▼

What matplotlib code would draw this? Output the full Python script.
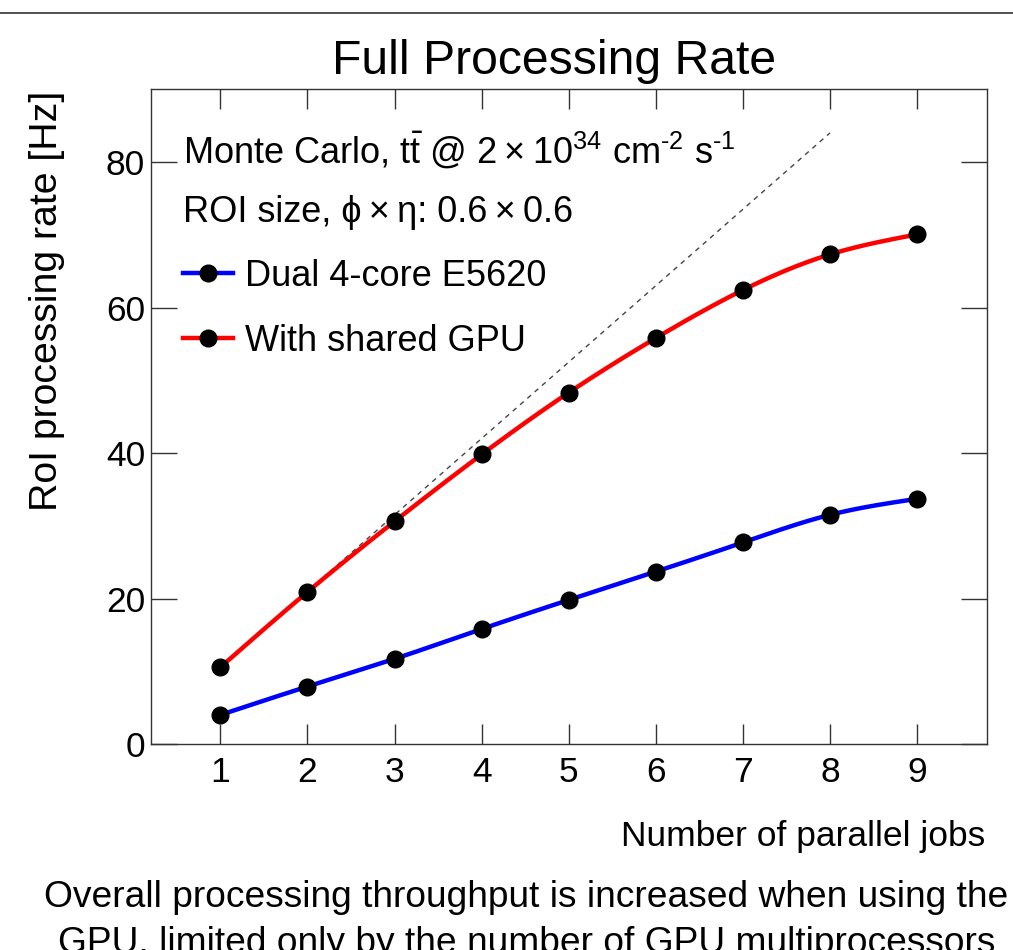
import numpy as np
import matplotlib
matplotlib.use('Agg')
import matplotlib.pyplot as plt
from matplotlib.lines import Line2D

# ---------------- data ----------------
jobs = [1, 2, 3, 4, 5, 6, 7, 8, 9]
cpu_rate = [4.0, 7.9, 11.7, 15.8, 19.8, 23.7, 27.7, 31.5, 33.7]
gpu_rate = [10.55, 20.9, 30.6, 39.8, 48.3, 55.8, 62.4, 67.3, 70.05]
ideal_jobs = [1, 8]
ideal_rate = [10.5, 84.0]
x_ticks = [1, 2, 3, 4, 5, 6, 7, 8, 9]
y_ticks = [0, 20, 40, 60, 80]
labels = ["Dual 4-core E5620", "With shared GPU"]
title = "Full Processing Rate"
ylabel = "RoI processing rate [Hz]"
xlabel = "Number of parallel jobs"
caption1 = "Overall processing throughput is increased when using the"
caption2 = "GPU, limited only by the number of GPU multiprocessors"

plt.rcParams['font.family'] = ['Liberation Sans', 'DejaVu Sans']
plt.rcParams['mathtext.fontset'] = 'custom'
plt.rcParams['mathtext.rm'] = 'Liberation Sans'
plt.rcParams['mathtext.it'] = 'Liberation Sans'
plt.rcParams['mathtext.bf'] = 'Liberation Sans:bold'


def natural_spline(x, y, n=40):
    x = np.asarray(x, float)
    y = np.asarray(y, float)
    k = len(x)
    h = np.diff(x)
    A = np.zeros((k, k))
    b = np.zeros(k)
    A[0, 0] = 1
    A[-1, -1] = 1
    for i in range(1, k - 1):
        A[i, i - 1] = h[i - 1]
        A[i, i] = 2 * (h[i - 1] + h[i])
        A[i, i + 1] = h[i]
        b[i] = 6 * ((y[i + 1] - y[i]) / h[i] - (y[i] - y[i - 1]) / h[i - 1])
    M = np.linalg.solve(A, b)
    xs, ys = [], []
    for i in range(k - 1):
        t = np.linspace(x[i], x[i + 1], n, endpoint=(i == k - 2))
        a = x[i + 1] - t
        c = t - x[i]
        s = (M[i] * a ** 3 + M[i + 1] * c ** 3) / (6 * h[i]) \
            + (y[i] / h[i] - M[i] * h[i] / 6) * a \
            + (y[i + 1] / h[i] - M[i + 1] * h[i] / 6) * c
        xs.append(t)
        ys.append(s)
    return np.concatenate(xs), np.concatenate(ys)


W, H = 1013, 950
fig = plt.figure(figsize=(W / 100, H / 100), dpi=100)
fig.patch.set_facecolor('white')

left, right, top, bottom = 150.7, 986.7, 89.3, 744.0
ax = fig.add_axes([left / W, 1 - bottom / H, (right - left) / W, (bottom - top) / H])

# ideal scaling line
ax.plot(ideal_jobs, ideal_rate, color='#444444', lw=1.0, linestyle=(0, (3.5, 3.5)), zorder=2)

colors = ['#0000ff', '#ff0000']
for vals, col in zip([cpu_rate, gpu_rate], colors):
    sx, sy = natural_spline(jobs, vals)
    ax.plot(sx, sy, color=col, lw=3.2, zorder=3, solid_capstyle='butt')
    ax.plot(jobs, vals, 'o', color='black', ms=12, zorder=4)

ax.set_xlim(0.2, 9.8)
ax.set_ylim(0, 90)
ax.set_xticks(x_ticks)
ax.set_yticks(y_ticks)
ax.minorticks_off()
ax.tick_params(axis='both', direction='in', top=True, right=True, labelsize=25.5,
               width=1.0, color='#333333', labelcolor='black')
ax.tick_params(axis='x', length=14.5, pad=9)
ax.tick_params(axis='y', length=19, pad=4)
for sp in ax.spines.values():
    sp.set_color('#333333')
    sp.set_linewidth(1.0)

# legend for series
handles = [Line2D([], [], color=c, lw=3.2, marker='o', mfc='black', mec='black', ms=12)
           for c in colors]
leg = ax.legend(handles, labels, loc='center left',
                bbox_to_anchor=(183 / W, 1 - 309 / H), bbox_transform=fig.transFigure,
                frameon=False, fontsize=26, handlelength=1.38, handletextpad=0.33,
                labelspacing=0.83, borderpad=0, borderaxespad=0, numpoints=1)

# header text lines
fig.text(183 / W, 1 - 164 / H,
         "Monte Carlo, t$\\bar{\\mathrm{t}}$ @ 2\u2009\u00d7\u200910$^{34}$ cm$^{\\text{-}2}$ s$^{\\text{-}1}$",
         fontsize=26, va='baseline', ha='left')
fig.text(183 / W, 1 - 221.7 / H, "ROI size, \u03d5\u2009\u00d7\u2009\u03b7: 0.6\u2009\u00d7\u20090.6",
         fontsize=26, va='baseline', ha='left')

# titles and axis labels
fig.text(554 / W, 1 - 74 / H, title, fontsize=34.7, ha='center', va='baseline')
fig.text(47 / W, 1 - 91 / H, ylabel, fontsize=28.3, rotation=90, ha='center', va='top')
fig.text(985 / W, 1 - 846 / H, xlabel, fontsize=25.5, ha='right', va='baseline')

# caption
fig.text(526 / W, 1 - 907 / H, caption1, fontsize=26.7, ha='center', va='baseline')
fig.text(527 / W, 1 - 953 / H, caption2, fontsize=26.7, ha='center', va='baseline')

# top rule
fig.add_artist(Line2D([0, 1], [1 - 13 / H, 1 - 13 / H], transform=fig.transFigure,
                      color='#333333', lw=1.2))

fig.savefig('out.png', dpi=100)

▲

**REQUIREMENTS**
From the first line above to the line containing "return np.concatenate(xs), np.concatenate(ys)", repeat each line exactly. Pictures stay out.

**OUTPUT BELOW**
What matplotlib code would draw this? Output the full Python script.
import numpy as np
import matplotlib
matplotlib.use('Agg')
import matplotlib.pyplot as plt
from matplotlib.lines import Line2D

# ---------------- data ----------------
jobs = [1, 2, 3, 4, 5, 6, 7, 8, 9]
cpu_rate = [4.0, 7.9, 11.7, 15.8, 19.8, 23.7, 27.7, 31.5, 33.7]
gpu_rate = [10.55, 20.9, 30.6, 39.8, 48.3, 55.8, 62.4, 67.3, 70.05]
ideal_jobs = [1, 8]
ideal_rate = [10.5, 84.0]
x_ticks = [1, 2, 3, 4, 5, 6, 7, 8, 9]
y_ticks = [0, 20, 40, 60, 80]
labels = ["Dual 4-core E5620", "With shared GPU"]
title = "Full Processing Rate"
ylabel = "RoI processing rate [Hz]"
xlabel = "Number of parallel jobs"
caption1 = "Overall processing throughput is increased when using the"
caption2 = "GPU, limited only by the number of GPU multiprocessors"

plt.rcParams['font.family'] = ['Liberation Sans', 'DejaVu Sans']
plt.rcParams['mathtext.fontset'] = 'custom'
plt.rcParams['mathtext.rm'] = 'Liberation Sans'
plt.rcParams['mathtext.it'] = 'Liberation Sans'
plt.rcParams['mathtext.bf'] = 'Liberation Sans:bold'


def natural_spline(x, y, n=40):
    x = np.asarray(x, float)
    y = np.asarray(y, float)
    k = len(x)
    h = np.diff(x)
    A = np.zeros((k, k))
    b = np.zeros(k)
    A[0, 0] = 1
    A[-1, -1] = 1
    for i in range(1, k - 1):
        A[i, i - 1] = h[i - 1]
        A[i, i] = 2 * (h[i - 1] + h[i])
        A[i, i + 1] = h[i]
        b[i] = 6 * ((y[i + 1] - y[i]) / h[i] - (y[i] - y[i - 1]) / h[i - 1])
    M = np.linalg.solve(A, b)
    xs, ys = [], []
    for i in range(k - 1):
        t = np.linspace(x[i], x[i + 1], n, endpoint=(i == k - 2))
        a = x[i + 1] - t
        c = t - x[i]
        s = (M[i] * a ** 3 + M[i + 1] * c ** 3) / (6 * h[i]) \
            + (y[i] / h[i] - M[i] * h[i] / 6) * a \
            + (y[i + 1] / h[i] - M[i + 1] * h[i] / 6) * c
        xs.append(t)
        ys.append(s)
    return np.concatenate(xs), np.concatenate(ys)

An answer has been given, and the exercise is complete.